I believe Romney. I just wonder where his conscience was when he tried to get into Trump's Cabinet and when he accepted Trump's endorsement in 2018. (OK, maybe Romney thought he could do good things to steady Trump's ship of state as Trump's top diplomat, but accepting Trump's endorsement two years later for a Senate seat? Please.)
Wallace was agog about how "lonely" Romney will be. After all, the conservative confab CPAC disinvited Romney from its convention later this month.
Yes, it's going to be very lonely as establishment Washington hails Romney for his rectitude and looks down the nose at those grubby Republicans who didn't stand up to Trump because they lacked the courage.
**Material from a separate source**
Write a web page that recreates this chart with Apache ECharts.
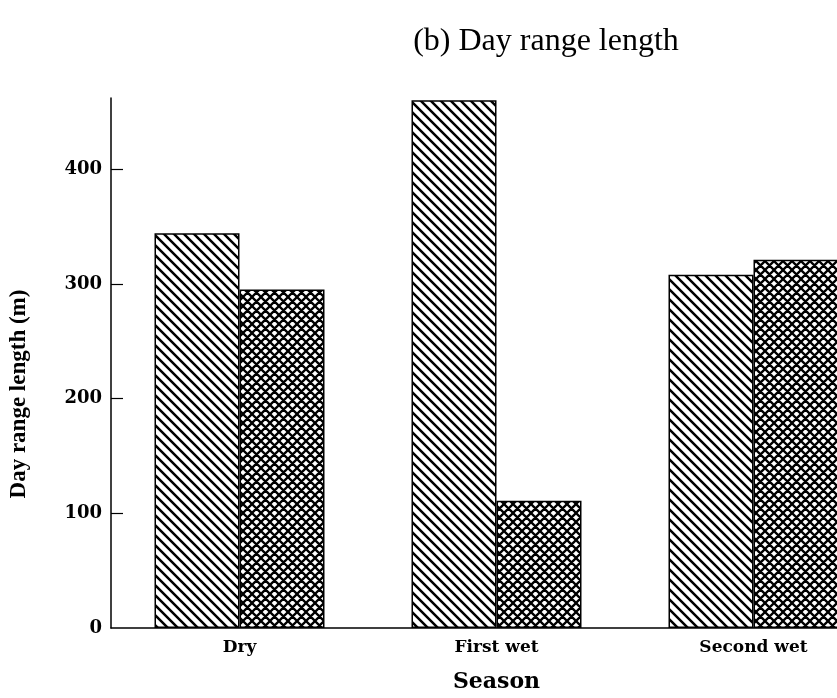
<!DOCTYPE html>
<html>
<head>
<meta charset="utf-8">
<script src="https://cdn.jsdelivr.net/npm/echarts@6/dist/echarts.min.js"></script>
<style>
html,body{margin:0;padding:0;background:#fff;overflow:hidden;width:837px;height:698px;}
#chart{width:882px;height:698px;}
</style>
</head>
<body>
<div id="chart"></div>
<script>
const categories = ['Dry', 'First wet', 'Second wet'];
const seriesDiagonal = [344, 460, 308];
const seriesCrossed = [295, 111, 321];
const yTickLabels = [0, 100, 200, 300, 400];
const yTickMarks = [100, 200, 300, 400];

function makePattern(size, both, lw) {
  const c = document.createElement('canvas');
  c.width = size; c.height = size;
  const g = c.getContext('2d');
  g.fillStyle = '#fff';
  g.fillRect(0, 0, size, size);
  g.strokeStyle = '#000';
  g.lineWidth = lw;
  g.beginPath();
  for (let k = -1; k <= 1; k++) {
    g.moveTo(k * size - 1, -1);
    g.lineTo(k * size + size + 1, size + 1);
  }
  if (both) {
    for (let k = -1; k <= 1; k++) {
      g.moveTo(k * size + size + 1, -1);
      g.lineTo(k * size - 1, size + 1);
    }
  }
  g.stroke();
  return c;
}

const diagPattern = makePattern(10, false, 2.5);
const crossPattern = makePattern(9, true, 2.3);

const chart = echarts.init(document.getElementById('chart'), null, {renderer: 'canvas'});
const serifBold = {fontFamily: 'DejaVu Serif', fontWeight: 'bold', color: '#000'};

chart.setOption({
  backgroundColor: '#fff',
  animation: false,
  title: {
    text: '(b) Day range length',
    left: 541,
    top: 21,
    textAlign: 'center',
    textStyle: {fontFamily: 'Liberation Serif', fontWeight: 'normal', fontSize: 32, color: '#000'}
  },
  grid: {left: 111, right: 0, top: 98, bottom: 65, containLabel: false},
  xAxis: {
    type: 'category',
    data: categories,
    name: 'Season',
    nameLocation: 'middle',
    nameGap: 43,
    nameTextStyle: Object.assign({}, serifBold, {fontSize: 22}),
    axisLine: {lineStyle: {color: '#000', width: 1.5}},
    axisTick: {show: false},
    axisLabel: Object.assign({}, serifBold, {fontSize: 17, margin: 11})
  },
  yAxis: {
    type: 'value',
    min: 0,
    max: 462,
    interval: 100,
    name: 'Day range length (m)',
    nameLocation: 'middle',
    nameGap: 80,
    nameTextStyle: {fontFamily: 'Liberation Serif', fontWeight: 'bold', fontSize: 23, color: '#000', padding: [0, 62, 0, 0]},
    splitLine: {show: false},
    axisLine: {show: true, lineStyle: {color: '#000', width: 1.5}},
    axisTick: {show: true, inside: true, length: 12, customValues: yTickMarks, lineStyle: {color: '#000', width: 1.2}},
    axisLabel: Object.assign({}, serifBold, {fontSize: 18, margin: 9, customValues: yTickLabels})
  },
  series: [
    {
      name: 'Diagonal',
      type: 'bar',
      data: seriesDiagonal,
      barWidth: 85,
      barGap: '0%',
      itemStyle: {color: {image: diagPattern, repeat: 'repeat'}, borderColor: '#000', borderWidth: 1.5}
    },
    {
      name: 'Crossed',
      type: 'bar',
      data: seriesCrossed,
      barWidth: 85,
      barGap: '0%',
      itemStyle: {color: {image: crossPattern, repeat: 'repeat'}, borderColor: '#000', borderWidth: 1.5}
    }
  ]
});
</script>
</body>
</html>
It doesn't occur to swamp denizens that there actually were reasons to vote against removing Trump.
Such as the punishment doesn't fit the crime or merit overturning the will of American voters.
There's a lesson in here somewhere.
Maybe it's that Trump's my-way-or-the-highway approach may make most Republicans hesitate before they cross him, or even so much as criticize him, for suggesting that the Ukrainian president dig up dirt on the Bidens. But Trump's willingness to bully any dissenters has a limitation.
It can't work with everyone.
Romney, 72, is not up for election until 2024. He may not want the job by then, and by 2024 opposing Trump may not hurt at the Utah ballot box. In the meantime, Romney will be living proof that a Republican with the right resources can stand up to Trump and survive.
He'll do more than survive. He'll thrive. Probably for the first time in his life, Romney will be the toast of Washington, not the guy who lost in 2012.
In a moment of triumph, Trump could have spared Romney the humiliation of practically begging for a seat at his table. And now the tables have turned.